# Information supplied
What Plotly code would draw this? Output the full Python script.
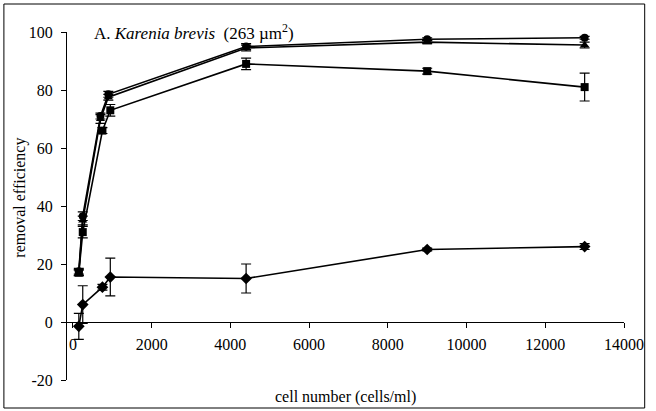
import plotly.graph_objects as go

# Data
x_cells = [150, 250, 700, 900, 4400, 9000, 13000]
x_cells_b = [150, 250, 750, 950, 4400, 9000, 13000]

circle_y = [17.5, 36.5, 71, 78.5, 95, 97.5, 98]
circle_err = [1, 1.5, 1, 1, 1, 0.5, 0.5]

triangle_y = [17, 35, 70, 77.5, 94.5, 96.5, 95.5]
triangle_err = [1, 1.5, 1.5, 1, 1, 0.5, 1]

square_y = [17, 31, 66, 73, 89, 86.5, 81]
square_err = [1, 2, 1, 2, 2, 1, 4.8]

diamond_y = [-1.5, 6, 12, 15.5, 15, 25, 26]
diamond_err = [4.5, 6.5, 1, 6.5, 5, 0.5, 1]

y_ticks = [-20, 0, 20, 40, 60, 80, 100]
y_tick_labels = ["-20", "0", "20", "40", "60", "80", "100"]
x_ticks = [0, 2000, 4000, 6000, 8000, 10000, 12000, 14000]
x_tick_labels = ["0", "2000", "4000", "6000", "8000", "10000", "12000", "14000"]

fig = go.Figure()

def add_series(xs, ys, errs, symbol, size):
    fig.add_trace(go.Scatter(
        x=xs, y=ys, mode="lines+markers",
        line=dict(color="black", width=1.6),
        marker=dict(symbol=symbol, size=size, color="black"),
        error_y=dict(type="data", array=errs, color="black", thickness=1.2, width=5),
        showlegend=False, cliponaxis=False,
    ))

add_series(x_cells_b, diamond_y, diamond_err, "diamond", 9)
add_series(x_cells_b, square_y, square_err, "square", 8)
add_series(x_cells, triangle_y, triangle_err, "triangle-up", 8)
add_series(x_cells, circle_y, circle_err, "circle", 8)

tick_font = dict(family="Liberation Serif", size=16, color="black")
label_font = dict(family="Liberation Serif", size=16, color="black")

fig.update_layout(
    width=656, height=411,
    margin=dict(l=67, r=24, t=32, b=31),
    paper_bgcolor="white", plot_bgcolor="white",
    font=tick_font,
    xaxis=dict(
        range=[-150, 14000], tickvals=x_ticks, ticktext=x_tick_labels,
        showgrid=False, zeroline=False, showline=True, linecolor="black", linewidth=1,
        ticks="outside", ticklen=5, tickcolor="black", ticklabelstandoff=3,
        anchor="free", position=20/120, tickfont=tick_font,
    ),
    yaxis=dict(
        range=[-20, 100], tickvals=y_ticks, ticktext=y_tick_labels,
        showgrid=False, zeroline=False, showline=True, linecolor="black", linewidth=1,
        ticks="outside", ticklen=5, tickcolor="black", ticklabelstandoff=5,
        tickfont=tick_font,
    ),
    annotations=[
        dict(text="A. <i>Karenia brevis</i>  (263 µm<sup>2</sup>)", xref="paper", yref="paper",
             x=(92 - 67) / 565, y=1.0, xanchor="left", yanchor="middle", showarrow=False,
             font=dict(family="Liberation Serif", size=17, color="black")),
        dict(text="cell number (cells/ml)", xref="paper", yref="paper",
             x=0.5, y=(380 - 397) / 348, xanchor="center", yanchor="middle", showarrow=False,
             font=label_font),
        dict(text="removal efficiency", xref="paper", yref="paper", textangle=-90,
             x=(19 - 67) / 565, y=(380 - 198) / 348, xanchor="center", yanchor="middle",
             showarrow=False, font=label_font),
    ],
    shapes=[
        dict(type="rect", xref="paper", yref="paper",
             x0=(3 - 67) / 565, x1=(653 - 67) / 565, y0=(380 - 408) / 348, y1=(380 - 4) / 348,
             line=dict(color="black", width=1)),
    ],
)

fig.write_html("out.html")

...

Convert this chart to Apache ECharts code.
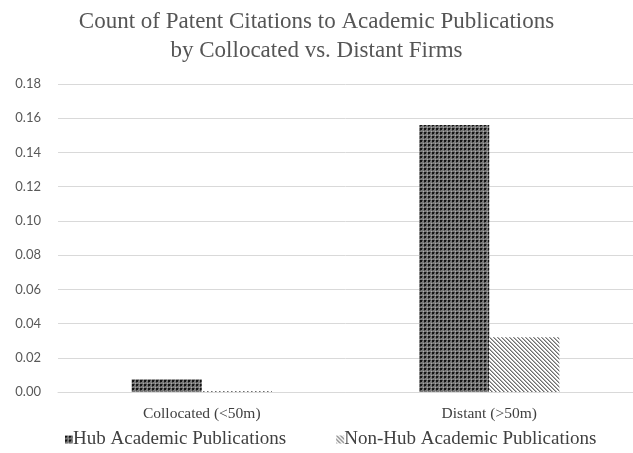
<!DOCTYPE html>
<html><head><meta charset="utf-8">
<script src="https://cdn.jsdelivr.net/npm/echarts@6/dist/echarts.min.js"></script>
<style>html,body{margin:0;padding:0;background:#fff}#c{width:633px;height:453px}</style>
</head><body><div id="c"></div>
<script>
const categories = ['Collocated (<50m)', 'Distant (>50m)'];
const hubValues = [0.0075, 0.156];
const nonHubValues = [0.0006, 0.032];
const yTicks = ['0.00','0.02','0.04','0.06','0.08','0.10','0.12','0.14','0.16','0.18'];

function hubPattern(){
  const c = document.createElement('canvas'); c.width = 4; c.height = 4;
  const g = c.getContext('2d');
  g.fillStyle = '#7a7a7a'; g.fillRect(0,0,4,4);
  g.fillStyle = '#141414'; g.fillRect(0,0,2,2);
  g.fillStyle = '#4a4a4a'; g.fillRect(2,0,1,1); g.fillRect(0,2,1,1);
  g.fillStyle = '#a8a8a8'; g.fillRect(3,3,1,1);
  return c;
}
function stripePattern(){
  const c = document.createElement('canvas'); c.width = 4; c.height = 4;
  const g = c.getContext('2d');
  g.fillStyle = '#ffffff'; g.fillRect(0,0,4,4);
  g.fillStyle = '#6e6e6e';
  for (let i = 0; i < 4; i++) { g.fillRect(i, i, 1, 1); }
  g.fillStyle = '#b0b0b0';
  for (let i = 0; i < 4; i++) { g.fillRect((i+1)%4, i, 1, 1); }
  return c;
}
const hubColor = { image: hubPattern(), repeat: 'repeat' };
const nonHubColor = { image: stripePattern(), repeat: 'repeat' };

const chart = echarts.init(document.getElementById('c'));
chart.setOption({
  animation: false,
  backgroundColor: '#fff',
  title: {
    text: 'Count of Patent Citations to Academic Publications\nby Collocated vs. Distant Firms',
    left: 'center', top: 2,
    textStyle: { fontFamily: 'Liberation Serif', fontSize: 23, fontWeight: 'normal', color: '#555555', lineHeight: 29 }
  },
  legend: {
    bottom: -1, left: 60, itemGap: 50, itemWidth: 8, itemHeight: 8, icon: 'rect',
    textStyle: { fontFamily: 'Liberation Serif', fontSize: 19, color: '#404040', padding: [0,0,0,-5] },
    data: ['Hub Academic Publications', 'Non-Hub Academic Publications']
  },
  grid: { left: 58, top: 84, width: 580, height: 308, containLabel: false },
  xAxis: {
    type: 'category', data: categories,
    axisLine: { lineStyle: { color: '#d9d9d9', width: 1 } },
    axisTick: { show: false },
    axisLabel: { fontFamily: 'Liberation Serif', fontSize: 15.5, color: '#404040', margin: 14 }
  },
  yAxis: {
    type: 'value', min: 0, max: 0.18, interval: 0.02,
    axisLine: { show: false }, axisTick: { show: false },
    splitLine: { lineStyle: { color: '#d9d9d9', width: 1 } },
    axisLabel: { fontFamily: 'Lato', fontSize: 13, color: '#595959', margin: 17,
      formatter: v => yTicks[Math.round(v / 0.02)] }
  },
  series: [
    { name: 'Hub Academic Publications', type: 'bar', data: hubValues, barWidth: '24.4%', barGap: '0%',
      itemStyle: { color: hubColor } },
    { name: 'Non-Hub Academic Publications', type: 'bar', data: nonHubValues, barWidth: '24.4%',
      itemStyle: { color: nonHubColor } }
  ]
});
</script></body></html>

--

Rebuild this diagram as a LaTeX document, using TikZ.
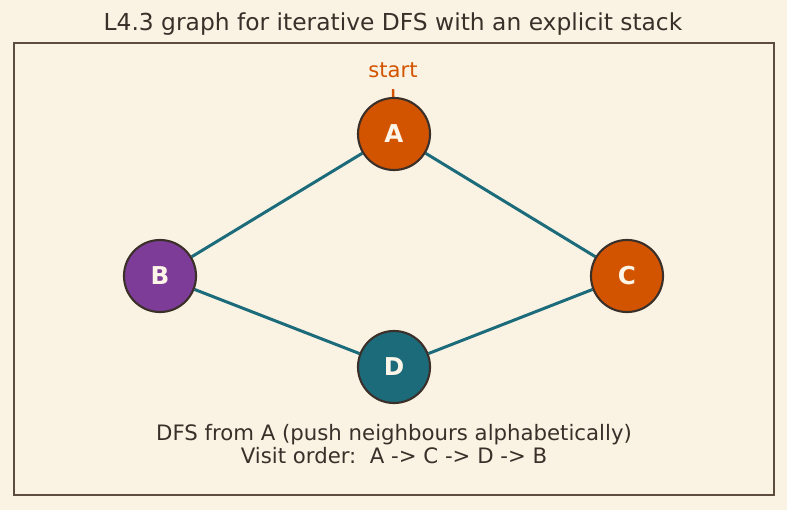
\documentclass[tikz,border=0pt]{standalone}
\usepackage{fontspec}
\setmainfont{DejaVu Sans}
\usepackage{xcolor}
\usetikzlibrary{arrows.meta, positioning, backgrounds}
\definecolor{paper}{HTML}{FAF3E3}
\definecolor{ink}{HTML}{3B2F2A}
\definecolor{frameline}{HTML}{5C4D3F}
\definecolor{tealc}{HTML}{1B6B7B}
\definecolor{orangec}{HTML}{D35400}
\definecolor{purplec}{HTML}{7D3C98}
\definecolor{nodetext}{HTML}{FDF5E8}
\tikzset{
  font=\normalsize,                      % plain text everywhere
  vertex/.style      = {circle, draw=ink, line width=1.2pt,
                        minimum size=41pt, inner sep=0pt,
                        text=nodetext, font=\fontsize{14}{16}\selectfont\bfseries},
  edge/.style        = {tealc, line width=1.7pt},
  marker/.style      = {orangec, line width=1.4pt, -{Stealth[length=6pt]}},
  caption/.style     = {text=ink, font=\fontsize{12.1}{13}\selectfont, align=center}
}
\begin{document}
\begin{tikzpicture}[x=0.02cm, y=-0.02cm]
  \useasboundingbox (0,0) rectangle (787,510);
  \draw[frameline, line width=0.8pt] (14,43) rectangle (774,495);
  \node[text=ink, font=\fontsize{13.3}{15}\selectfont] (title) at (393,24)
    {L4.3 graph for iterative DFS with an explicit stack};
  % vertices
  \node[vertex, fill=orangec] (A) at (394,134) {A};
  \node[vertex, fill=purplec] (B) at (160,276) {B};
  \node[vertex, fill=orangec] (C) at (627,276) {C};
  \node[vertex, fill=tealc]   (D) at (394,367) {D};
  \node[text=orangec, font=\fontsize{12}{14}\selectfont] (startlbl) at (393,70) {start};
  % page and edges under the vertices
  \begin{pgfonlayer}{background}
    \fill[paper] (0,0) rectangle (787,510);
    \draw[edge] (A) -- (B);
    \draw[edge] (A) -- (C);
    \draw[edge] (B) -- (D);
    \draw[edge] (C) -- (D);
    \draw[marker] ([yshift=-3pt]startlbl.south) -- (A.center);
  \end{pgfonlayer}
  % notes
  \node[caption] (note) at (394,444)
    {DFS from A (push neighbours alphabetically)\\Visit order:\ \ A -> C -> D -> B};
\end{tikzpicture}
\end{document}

# Given exercise
Copy each line from the data above that includes "script".

# Task solution
What Plotly code would draw this? Output the full Python script.
<script src="https://cdn.jsdelivr.net/npm/echarts@6/dist/echarts.min.js"></script>
<script>
</script></body></html>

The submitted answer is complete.